As a discipline, the study of Biblical Hebrew grammar began largely among Arabic-speaking Jews of the Middle Ages, particularly in the ʿAbbasid period (750–1258 CE). Indeed, it has long been acknowledged by scholars that the Hebrew grammatical tradition, in many ways, grew up out of and alongside the Arabic grammatical tradition. Many concepts present in Hebrew grammar have their origins in the writings of Arabic grammarians of the ʿAbbasid period. And yet, as recent linguistic and anthropological work has shown, setting down ‘the grammar’ of a language can be as much an ideological or political activity as an academic one.
In addition to the language itself, speech communities also share beliefs and attitudes about that language—what linguistic anthropologists would term a ‘language ideology’. Language ideology can have a dramatic impact on what forms of the language one regards as acceptable and what sort of rules one imposes on and through their description of the language.

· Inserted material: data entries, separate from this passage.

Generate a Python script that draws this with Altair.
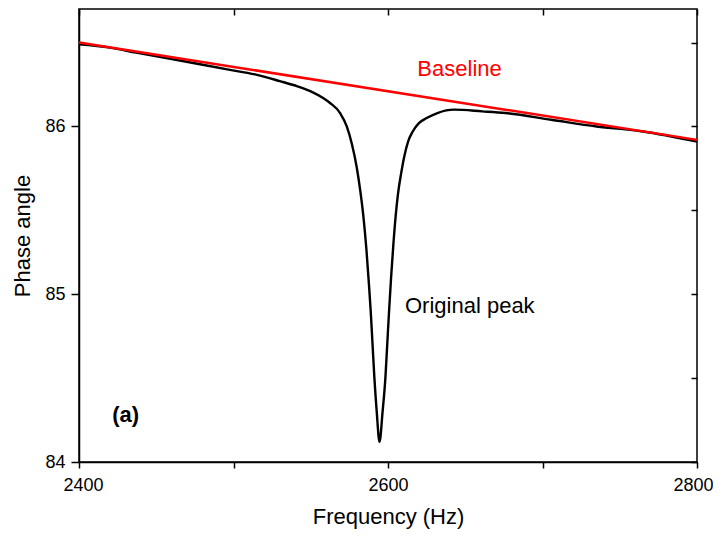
import altair as alt
import pandas as pd

freq = [2400, 2420, 2437, 2467, 2496, 2514, 2530, 2541, 2551, 2558, 2562.5, 2569,
        2573.3, 2576.5, 2579.7, 2582, 2584, 2586, 2587.5, 2588.8, 2590, 2591.2, 2592.7, 2594.5,
        2596.5, 2598.3, 2599.5, 2600.7, 2602, 2603.5, 2605, 2606.5, 2608.5, 2610.5, 2613,
        2616, 2620, 2625, 2632, 2642.7, 2661, 2676, 2705.6, 2735, 2765, 2800]
phase = [86.49, 86.47, 86.44, 86.39, 86.34, 86.31, 86.27, 86.24, 86.205, 86.17, 86.14, 86.08,
         86.00, 85.90, 85.76, 85.62, 85.47, 85.27, 85.08, 84.90, 84.70, 84.50, 84.30, 84.12,
         84.30, 84.50, 84.70, 84.90, 85.10, 85.30, 85.47, 85.60, 85.72, 85.82, 85.91,
         85.97, 86.02, 86.05, 86.08, 86.10, 86.09, 86.08, 86.04, 86.00, 85.97, 85.91]

# Baseline (straight line)
base_freq = [2400, 2800]
base_phase = [86.50, 85.92]

# Axis ticks
x_ticks = [2400, 2500, 2600, 2700, 2800]
y_ticks = [84, 84.5, 85, 85.5, 86, 86.5]

# Annotations
ann_text = ["Baseline", "Original peak"]
ann_freq = [2619, 2611]
ann_phase = [86.34, 84.93]
ann_color = ["#ff0000", "#000000"]
tag_text = ["(a)"]
tag_freq = [2421.5]
tag_phase = [84.28]

FONT = "Liberation Sans"

curve_df = pd.DataFrame({"freq": freq, "phase": phase})
base_df = pd.DataFrame({"freq": base_freq, "phase": base_phase})
ann_df = pd.DataFrame({"text": ann_text, "freq": ann_freq, "phase": ann_phase, "color": ann_color})
tag_df = pd.DataFrame({"text": tag_text, "freq": tag_freq, "phase": tag_phase})

xs = alt.Scale(domain=[2400, 2800], nice=False, zero=False)
ys = alt.Scale(domain=[84, 86.7], nice=False, zero=False)

curve = alt.Chart(curve_df).mark_line(color="black", strokeWidth=2.4, interpolate="monotone").encode(
    x=alt.X("freq:Q", scale=xs, axis=alt.Axis(
        values=x_ticks, format="d",
        labelExpr="datum.value % 200 == 0 ? datum.label : ''",
        labelFlush=True, labelFlushOffset=16,
        title="Frequency (Hz)", tickSize=6, labelPadding=8, titlePadding=12,
        orient="bottom")),
    y=alt.Y("phase:Q", scale=ys, axis=alt.Axis(
        values=y_ticks, format="d",
        labelExpr="datum.value % 1 == 0 ? datum.label : ''",
        labelFlush=False,
        title="Phase angle", tickSize=8, labelPadding=6, titlePadding=10,
        orient="left")),
)

baseline = alt.Chart(base_df).mark_line(color="#ff0000", strokeWidth=2.5).encode(
    x=alt.X("freq:Q", scale=xs, axis=alt.Axis(
        values=x_ticks, orient="top", labels=False, title=None, domain=False,
        tickSize=6, offset=-6)),
    y=alt.Y("phase:Q", scale=ys, axis=alt.Axis(
        values=y_ticks, orient="right", labels=False, title=None, domain=False,
        tickSize=6, offset=-6)),
)

ann = alt.Chart(ann_df).mark_text(align="left", baseline="middle", font=FONT, fontSize=22).encode(
    x=alt.X("freq:Q", scale=xs, axis=None),
    y=alt.Y("phase:Q", scale=ys, axis=None),
    text="text:N",
    color=alt.Color("color:N", scale=None),
)

tag = alt.Chart(tag_df).mark_text(align="left", baseline="middle", font=FONT, fontSize=22,
                                  fontWeight="bold", color="black").encode(
    x=alt.X("freq:Q", scale=xs, axis=None),
    y=alt.Y("phase:Q", scale=ys, axis=None),
    text="text:N",
)

chart = alt.layer(curve, baseline, ann, tag).resolve_axis(
    x="independent", y="independent"
).properties(
    width=618, height=453,
    autosize=alt.AutoSizeParams(type="none"),
    padding={"left": 71, "top": 1, "right": 16, "bottom": 68},
).configure_view(
    stroke="black", strokeWidth=1.5
).configure_axis(
    grid=False, labelFont=FONT, titleFont=FONT, labelFontSize=18, titleFontSize=22,
    labelColor="black", titleColor="black", tickColor="black", domainColor="black",
    tickWidth=1.5, domainWidth=1.5, titleFontWeight="normal",
)

chart.save("out.html", embed_options={"renderer": "svg", "actions": False})
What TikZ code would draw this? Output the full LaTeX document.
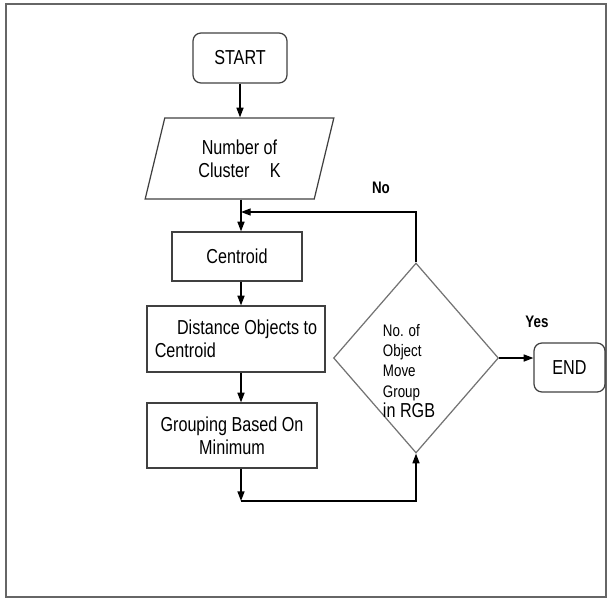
\documentclass[tikz,border=0pt]{standalone}
\usepackage{fontspec}
\setmainfont{Liberation Sans}[FakeStretch=0.8]
\usetikzlibrary{shapes.geometric,arrows.meta}

\begin{document}
\begin{tikzpicture}[x=0.02cm,y=-0.02cm,
	term/.style={draw=black!75, line width=0.7pt, rounded corners=4.5pt,
		font=\fontsize{11.5}{13}\selectfont},
	proc/.style={draw=black!75, line width=0.7pt, align=center,
		font=\fontsize{11.5}{13}\selectfont},
	arr/.style={-{Triangle[length=5.5pt,width=4pt]}, line width=0.75pt},
	lbl/.style={font=\fontsize{9.5}{11}\selectfont\bfseries}]
	\useasboundingbox (0,0) rectangle (608,599);
	\draw[draw=black!60, line width=1pt] (6,4) rectangle (606,597);

	\node (start) at (240,58) [term, minimum width=1.88cm, minimum height=1cm] {START};
	\node (kin) at (239.5,158.5) [proc, trapezium, trapezium left angle=76,
		trapezium right angle=104, trapezium stretches=true,
		minimum width=3.78cm, minimum height=1.62cm] {Number of\\Cluster\quad K};
	\node (cen) at (237,256.5) [proc, minimum width=2.6cm, minimum height=0.98cm] {Centroid};
	\node (dist) at (236,339) [proc, align=left, minimum width=3.56cm,
		minimum height=1.32cm] {\hspace{1.1em}Distance Objects to\\Centroid};
	\node (grp) at (232,435.5) [proc, minimum width=3.4cm,
		minimum height=1.3cm] {Grouping Based On\\Minimum};
	\node (q) at (416,358) [diamond, draw=black!55, line width=0.7pt, inner sep=0pt,
		minimum width=3.3cm, minimum height=3.8cm] {};
	\node (qtext) at (409,371) [align=left, font=\fontsize{9.5}{11.5}\selectfont]
		{No. of\\Object\\Move\\Group\\{\fontsize{11.5}{13}\selectfont in RGB}};
	\node (end) at (569.5,367.5) [term, minimum width=1.42cm, minimum height=0.98cm] {END};
	\node (no) at (381,188) [lbl] {No};
	\node (yes) at (537,322) [lbl] {Yes};

	% corners of the loops
	\coordinate (spine) at (241,0);
	\coordinate (fb) at (416,212);
	\coordinate (lp) at (416,501);

	\draw[arr] (start.south) -- (start.south |- kin.north);
	\draw[arr] (spine |- kin.south) -- (spine |- cen.north);
	\draw[arr] (spine |- cen.south) -- (spine |- dist.north);
	\draw[arr] (spine |- dist.south) -- (spine |- grp.north);
	\draw[arr] (spine |- grp.south) -- (spine |- lp);
	\draw[arr] (spine |- lp) -- (lp) -- (q.south);
	\draw[arr] (q.north) -- (fb) -- (fb -| spine);
	\draw[arr] (q.east) -- (q.east -| end.west);
\end{tikzpicture}
\end{document}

Nevertheless, while much work has been done on the interface between Hebrew and Arabic grammar and literature in the Middle Ages, interface of their respective language ideologies has yet to be treated theoretically or systematically.

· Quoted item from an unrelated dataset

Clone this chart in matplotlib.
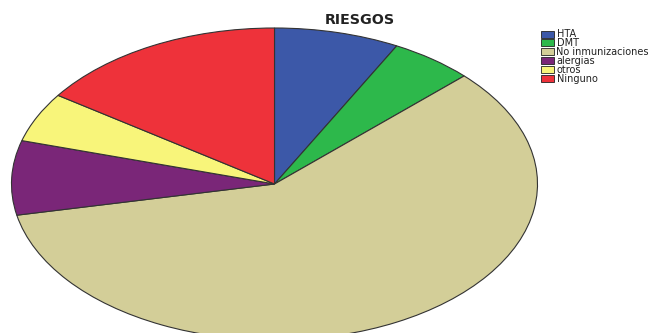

In the present book, then, we survey six specific characteristics of a ‘standard language ideology’ that appear in both the writings of the Hebrew grammarians who wrote in Judeo-Arabic and the Arabic grammarians during the ʿAbbasid period. Such striking lines of linguistic-ideological similarity suggest that it may not have been only grammatical concepts or literary genres that the medieval Hebrew grammarians inherited from the Arabic grammatical tradition, but a way of thinking about language as well.